### WRITTEN REQUEST:
Pull out every line with the word "code".

### RECORDS FOR THIS TASK:
....

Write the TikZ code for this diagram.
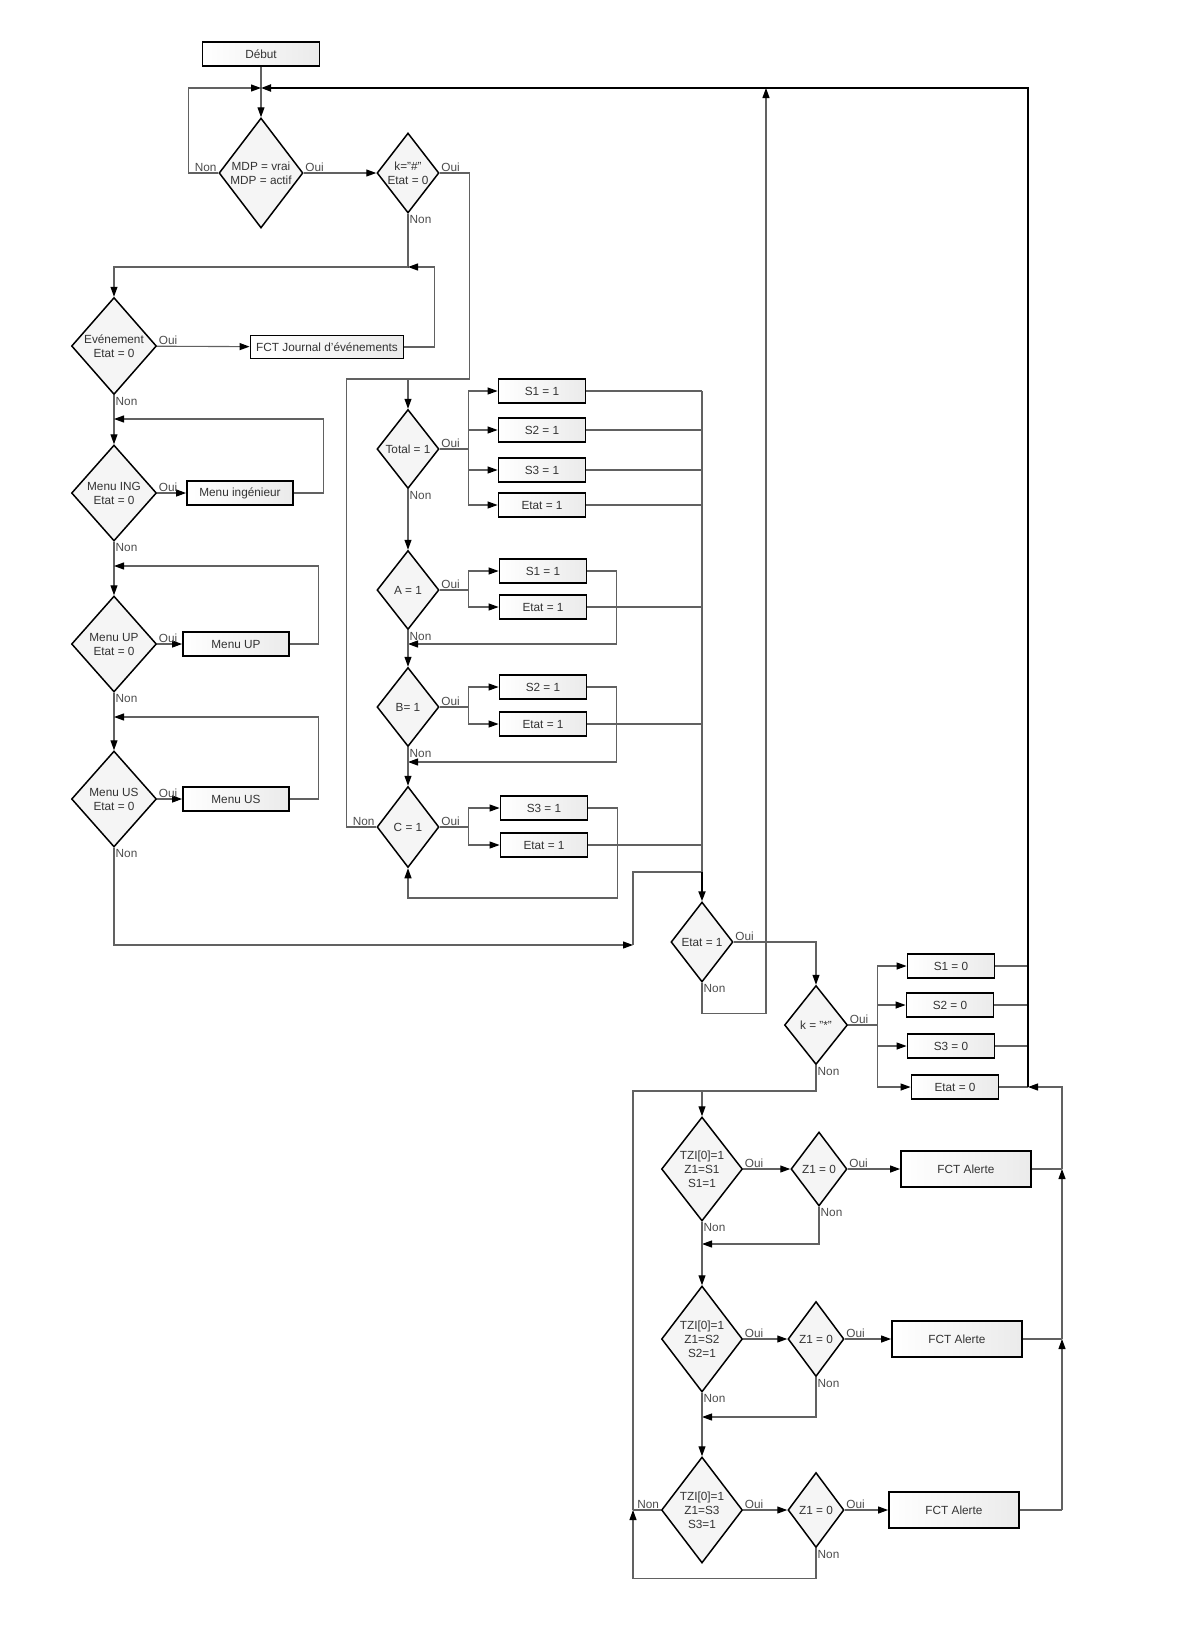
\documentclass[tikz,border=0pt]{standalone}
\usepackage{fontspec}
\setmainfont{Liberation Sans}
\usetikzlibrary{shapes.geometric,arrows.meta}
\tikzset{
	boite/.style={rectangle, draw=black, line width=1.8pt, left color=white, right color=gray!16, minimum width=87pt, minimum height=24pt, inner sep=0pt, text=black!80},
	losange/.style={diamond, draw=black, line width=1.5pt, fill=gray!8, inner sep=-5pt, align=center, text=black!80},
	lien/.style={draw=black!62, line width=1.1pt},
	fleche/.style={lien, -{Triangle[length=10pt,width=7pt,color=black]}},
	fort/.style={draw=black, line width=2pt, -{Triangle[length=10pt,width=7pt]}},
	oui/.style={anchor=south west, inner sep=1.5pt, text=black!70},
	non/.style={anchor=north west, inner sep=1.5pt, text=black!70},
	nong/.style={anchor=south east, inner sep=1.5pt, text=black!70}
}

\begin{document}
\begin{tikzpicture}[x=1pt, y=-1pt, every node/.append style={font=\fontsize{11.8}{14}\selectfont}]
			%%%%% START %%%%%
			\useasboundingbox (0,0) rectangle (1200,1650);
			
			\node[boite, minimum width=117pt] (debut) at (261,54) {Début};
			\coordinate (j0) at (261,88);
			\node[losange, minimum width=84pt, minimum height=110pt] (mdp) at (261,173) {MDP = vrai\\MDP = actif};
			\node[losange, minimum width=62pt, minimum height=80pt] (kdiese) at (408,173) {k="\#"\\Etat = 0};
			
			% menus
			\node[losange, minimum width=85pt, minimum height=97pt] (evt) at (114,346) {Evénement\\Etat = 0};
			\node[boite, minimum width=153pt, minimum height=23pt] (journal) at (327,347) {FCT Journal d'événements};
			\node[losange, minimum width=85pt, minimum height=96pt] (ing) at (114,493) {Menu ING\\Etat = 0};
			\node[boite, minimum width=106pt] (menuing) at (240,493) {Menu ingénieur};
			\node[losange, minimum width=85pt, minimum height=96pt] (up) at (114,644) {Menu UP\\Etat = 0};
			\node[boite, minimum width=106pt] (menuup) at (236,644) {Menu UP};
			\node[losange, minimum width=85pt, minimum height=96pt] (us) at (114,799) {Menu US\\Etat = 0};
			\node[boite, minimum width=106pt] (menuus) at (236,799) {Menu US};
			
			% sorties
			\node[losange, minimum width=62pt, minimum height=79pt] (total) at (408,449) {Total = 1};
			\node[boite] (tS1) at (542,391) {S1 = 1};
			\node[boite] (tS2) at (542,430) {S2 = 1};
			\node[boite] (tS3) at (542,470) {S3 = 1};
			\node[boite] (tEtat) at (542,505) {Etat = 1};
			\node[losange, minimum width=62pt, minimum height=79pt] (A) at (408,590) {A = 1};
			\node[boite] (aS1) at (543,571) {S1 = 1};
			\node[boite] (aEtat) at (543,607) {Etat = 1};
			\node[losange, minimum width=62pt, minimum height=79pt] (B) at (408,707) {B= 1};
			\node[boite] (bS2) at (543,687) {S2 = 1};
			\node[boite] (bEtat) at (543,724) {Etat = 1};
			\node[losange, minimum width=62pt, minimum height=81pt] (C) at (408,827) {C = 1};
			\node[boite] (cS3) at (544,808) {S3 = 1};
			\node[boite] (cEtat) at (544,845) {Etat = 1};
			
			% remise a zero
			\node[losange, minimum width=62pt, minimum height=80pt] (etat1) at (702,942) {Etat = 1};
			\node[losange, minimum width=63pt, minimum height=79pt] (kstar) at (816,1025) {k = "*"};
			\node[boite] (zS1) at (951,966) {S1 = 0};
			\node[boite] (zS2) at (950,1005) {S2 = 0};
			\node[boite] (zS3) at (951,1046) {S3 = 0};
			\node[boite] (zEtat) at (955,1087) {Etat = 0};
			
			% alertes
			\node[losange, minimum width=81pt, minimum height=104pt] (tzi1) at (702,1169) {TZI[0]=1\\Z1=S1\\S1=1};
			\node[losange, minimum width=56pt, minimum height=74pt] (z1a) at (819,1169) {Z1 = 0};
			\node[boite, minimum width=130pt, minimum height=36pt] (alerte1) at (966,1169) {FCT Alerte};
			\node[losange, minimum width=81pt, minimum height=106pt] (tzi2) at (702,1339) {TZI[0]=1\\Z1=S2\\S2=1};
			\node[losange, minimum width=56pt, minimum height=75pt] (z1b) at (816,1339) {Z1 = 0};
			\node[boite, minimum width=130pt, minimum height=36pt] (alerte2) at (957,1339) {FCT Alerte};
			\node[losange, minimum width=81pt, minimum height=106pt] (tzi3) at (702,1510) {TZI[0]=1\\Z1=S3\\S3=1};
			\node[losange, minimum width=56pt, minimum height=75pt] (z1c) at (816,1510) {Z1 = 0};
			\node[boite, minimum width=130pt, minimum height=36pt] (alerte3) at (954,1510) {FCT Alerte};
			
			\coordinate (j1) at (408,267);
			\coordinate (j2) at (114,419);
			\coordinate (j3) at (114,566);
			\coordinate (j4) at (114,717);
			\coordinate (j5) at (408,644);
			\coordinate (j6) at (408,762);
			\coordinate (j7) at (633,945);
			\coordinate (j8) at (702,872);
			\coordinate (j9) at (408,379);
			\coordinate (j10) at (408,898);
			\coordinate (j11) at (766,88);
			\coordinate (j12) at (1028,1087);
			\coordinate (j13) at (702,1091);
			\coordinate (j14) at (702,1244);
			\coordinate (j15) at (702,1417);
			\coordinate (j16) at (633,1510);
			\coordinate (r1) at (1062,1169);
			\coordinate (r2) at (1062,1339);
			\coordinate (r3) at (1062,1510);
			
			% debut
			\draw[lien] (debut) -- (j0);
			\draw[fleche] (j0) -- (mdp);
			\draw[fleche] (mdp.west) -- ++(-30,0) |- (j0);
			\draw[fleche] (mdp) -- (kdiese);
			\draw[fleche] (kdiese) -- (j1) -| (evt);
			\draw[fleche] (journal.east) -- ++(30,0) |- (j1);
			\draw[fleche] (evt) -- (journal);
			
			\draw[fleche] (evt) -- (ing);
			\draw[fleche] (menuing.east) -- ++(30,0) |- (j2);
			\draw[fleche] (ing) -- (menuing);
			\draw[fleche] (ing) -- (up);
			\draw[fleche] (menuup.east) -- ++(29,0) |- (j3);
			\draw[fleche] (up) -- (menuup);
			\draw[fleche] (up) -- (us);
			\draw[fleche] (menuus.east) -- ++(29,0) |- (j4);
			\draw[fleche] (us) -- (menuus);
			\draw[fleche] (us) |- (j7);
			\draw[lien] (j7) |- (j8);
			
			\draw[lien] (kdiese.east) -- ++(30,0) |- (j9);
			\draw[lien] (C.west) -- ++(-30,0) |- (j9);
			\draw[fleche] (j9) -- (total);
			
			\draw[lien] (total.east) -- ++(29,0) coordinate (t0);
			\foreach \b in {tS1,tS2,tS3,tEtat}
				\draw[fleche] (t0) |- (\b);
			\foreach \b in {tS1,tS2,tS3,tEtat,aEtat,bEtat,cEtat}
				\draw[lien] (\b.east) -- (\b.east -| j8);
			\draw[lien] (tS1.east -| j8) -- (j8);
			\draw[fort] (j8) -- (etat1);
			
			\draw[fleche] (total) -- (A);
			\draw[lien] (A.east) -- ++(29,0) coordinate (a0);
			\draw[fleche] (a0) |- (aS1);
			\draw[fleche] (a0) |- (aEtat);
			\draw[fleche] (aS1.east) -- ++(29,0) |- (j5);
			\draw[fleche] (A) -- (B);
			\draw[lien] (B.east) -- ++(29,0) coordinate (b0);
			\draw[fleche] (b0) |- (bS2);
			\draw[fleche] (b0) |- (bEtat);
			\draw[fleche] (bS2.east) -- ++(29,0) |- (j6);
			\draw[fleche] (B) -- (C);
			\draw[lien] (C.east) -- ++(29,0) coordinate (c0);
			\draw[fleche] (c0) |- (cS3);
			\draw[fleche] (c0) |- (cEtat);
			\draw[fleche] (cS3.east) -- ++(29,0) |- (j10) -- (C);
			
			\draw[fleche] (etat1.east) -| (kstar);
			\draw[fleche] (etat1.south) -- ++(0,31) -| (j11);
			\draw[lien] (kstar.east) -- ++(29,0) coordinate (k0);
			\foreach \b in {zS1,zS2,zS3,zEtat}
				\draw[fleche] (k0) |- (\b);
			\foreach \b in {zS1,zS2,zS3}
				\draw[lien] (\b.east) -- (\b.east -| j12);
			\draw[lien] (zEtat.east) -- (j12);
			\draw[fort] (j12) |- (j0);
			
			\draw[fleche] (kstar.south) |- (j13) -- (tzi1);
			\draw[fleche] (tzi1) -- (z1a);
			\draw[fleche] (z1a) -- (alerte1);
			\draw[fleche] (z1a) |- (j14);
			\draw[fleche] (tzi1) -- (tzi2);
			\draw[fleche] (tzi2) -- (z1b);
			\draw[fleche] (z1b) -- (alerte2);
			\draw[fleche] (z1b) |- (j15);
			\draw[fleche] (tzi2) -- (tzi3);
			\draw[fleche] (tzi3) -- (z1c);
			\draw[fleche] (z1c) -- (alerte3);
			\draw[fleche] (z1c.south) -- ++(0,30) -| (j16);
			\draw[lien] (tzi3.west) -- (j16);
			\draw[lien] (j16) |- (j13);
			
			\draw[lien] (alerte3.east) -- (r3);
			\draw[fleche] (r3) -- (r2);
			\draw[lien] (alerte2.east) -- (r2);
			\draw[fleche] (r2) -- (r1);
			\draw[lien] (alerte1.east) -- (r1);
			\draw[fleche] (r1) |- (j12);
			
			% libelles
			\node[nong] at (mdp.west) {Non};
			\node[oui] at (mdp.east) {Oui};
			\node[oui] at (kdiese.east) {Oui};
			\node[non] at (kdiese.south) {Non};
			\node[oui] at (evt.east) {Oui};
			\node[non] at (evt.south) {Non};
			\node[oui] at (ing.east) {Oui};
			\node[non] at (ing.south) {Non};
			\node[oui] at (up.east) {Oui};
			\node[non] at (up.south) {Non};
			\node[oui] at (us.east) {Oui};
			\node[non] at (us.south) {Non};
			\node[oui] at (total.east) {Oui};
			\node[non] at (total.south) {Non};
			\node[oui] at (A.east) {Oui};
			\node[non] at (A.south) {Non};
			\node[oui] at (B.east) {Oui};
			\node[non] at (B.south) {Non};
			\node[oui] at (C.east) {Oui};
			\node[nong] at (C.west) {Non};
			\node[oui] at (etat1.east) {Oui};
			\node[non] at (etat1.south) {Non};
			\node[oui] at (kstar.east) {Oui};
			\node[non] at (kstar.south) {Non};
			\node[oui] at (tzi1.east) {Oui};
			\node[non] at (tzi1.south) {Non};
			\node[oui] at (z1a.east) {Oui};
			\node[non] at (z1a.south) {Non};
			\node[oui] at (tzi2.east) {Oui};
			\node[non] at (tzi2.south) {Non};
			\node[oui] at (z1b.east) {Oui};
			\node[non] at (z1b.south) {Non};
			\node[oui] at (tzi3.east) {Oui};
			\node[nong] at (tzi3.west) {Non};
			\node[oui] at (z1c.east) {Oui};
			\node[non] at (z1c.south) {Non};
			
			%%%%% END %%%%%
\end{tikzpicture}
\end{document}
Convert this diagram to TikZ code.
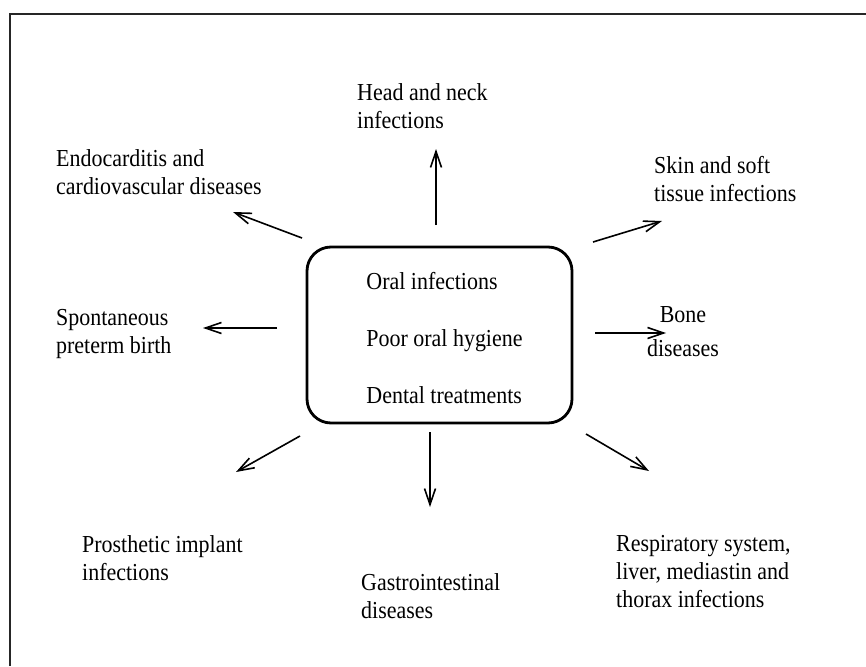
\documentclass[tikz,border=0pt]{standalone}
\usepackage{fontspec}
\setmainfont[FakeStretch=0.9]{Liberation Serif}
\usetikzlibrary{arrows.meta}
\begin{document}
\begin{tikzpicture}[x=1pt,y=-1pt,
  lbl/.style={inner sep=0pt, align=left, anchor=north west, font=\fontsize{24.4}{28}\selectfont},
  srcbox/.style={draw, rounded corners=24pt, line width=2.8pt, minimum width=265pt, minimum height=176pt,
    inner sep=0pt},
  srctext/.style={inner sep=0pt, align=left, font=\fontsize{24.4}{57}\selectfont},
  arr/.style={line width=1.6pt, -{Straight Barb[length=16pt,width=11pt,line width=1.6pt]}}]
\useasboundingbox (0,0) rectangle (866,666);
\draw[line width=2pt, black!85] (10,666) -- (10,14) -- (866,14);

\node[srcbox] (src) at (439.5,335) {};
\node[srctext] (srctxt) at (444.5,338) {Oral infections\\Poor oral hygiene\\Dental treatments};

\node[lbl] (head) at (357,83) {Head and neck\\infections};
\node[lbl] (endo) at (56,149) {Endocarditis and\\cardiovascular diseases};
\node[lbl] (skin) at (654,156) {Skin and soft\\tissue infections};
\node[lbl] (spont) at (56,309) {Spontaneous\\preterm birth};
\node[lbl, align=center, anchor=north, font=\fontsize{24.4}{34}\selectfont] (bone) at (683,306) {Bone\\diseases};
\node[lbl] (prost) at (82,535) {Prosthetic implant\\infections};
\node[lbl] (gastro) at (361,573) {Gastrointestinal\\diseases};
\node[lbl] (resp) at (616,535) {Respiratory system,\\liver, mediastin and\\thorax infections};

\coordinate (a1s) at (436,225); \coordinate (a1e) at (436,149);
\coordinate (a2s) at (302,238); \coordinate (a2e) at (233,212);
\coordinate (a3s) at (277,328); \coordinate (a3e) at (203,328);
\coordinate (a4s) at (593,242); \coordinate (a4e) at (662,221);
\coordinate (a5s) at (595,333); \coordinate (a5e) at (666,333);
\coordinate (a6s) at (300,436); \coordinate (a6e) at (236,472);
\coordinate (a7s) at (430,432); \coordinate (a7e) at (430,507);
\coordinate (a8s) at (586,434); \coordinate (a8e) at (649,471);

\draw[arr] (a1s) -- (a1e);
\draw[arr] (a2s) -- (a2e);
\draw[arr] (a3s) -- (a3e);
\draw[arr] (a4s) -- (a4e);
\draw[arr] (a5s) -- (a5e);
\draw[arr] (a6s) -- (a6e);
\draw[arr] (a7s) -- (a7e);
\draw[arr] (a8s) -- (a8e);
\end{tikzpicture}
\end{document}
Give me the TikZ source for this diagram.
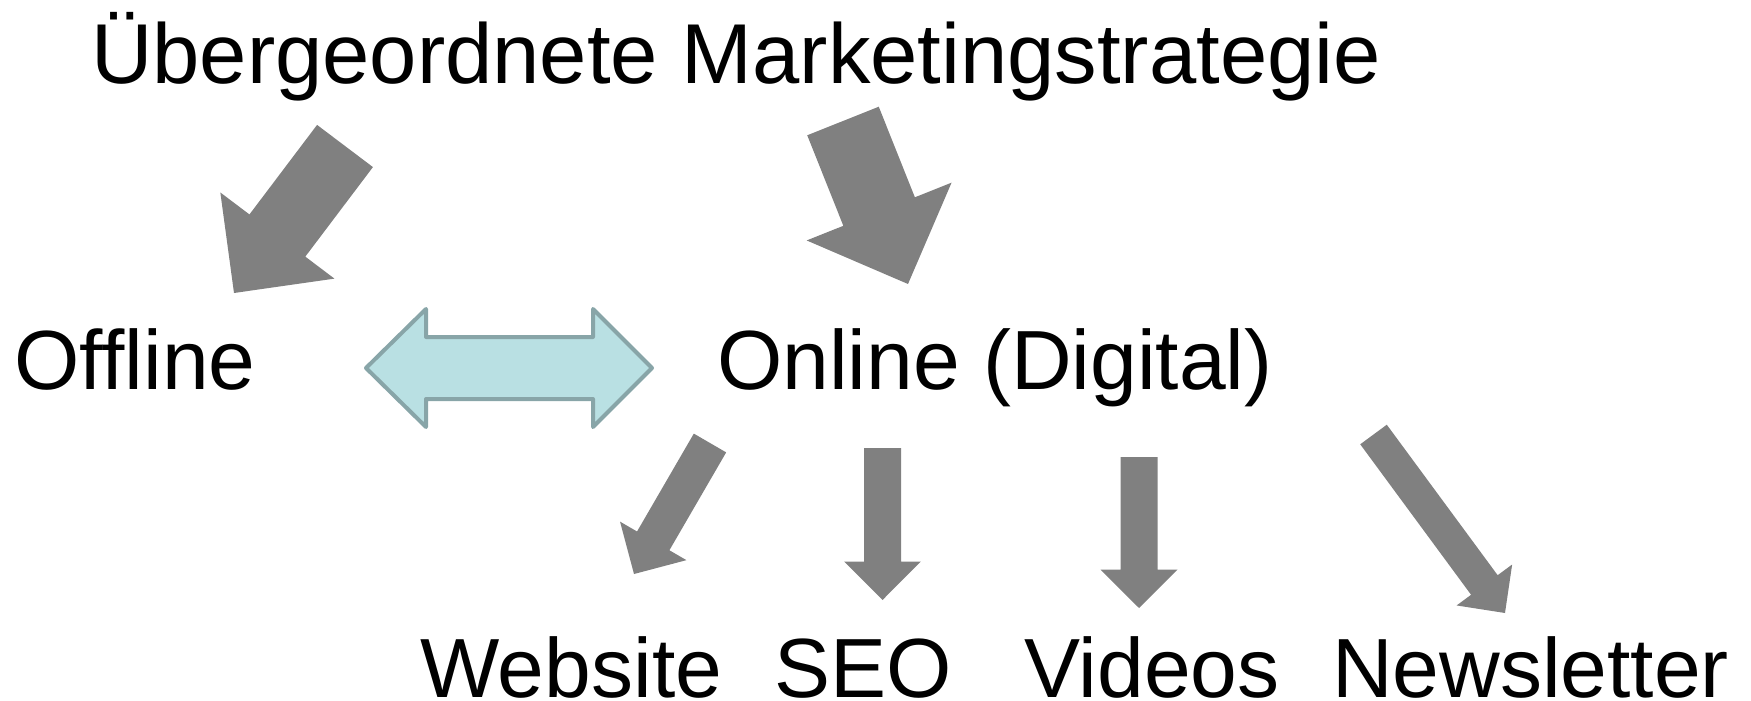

....

### RESPONSE TO THIS TASK:
Write the TikZ code for this diagram.
Convert this diagram to TikZ code.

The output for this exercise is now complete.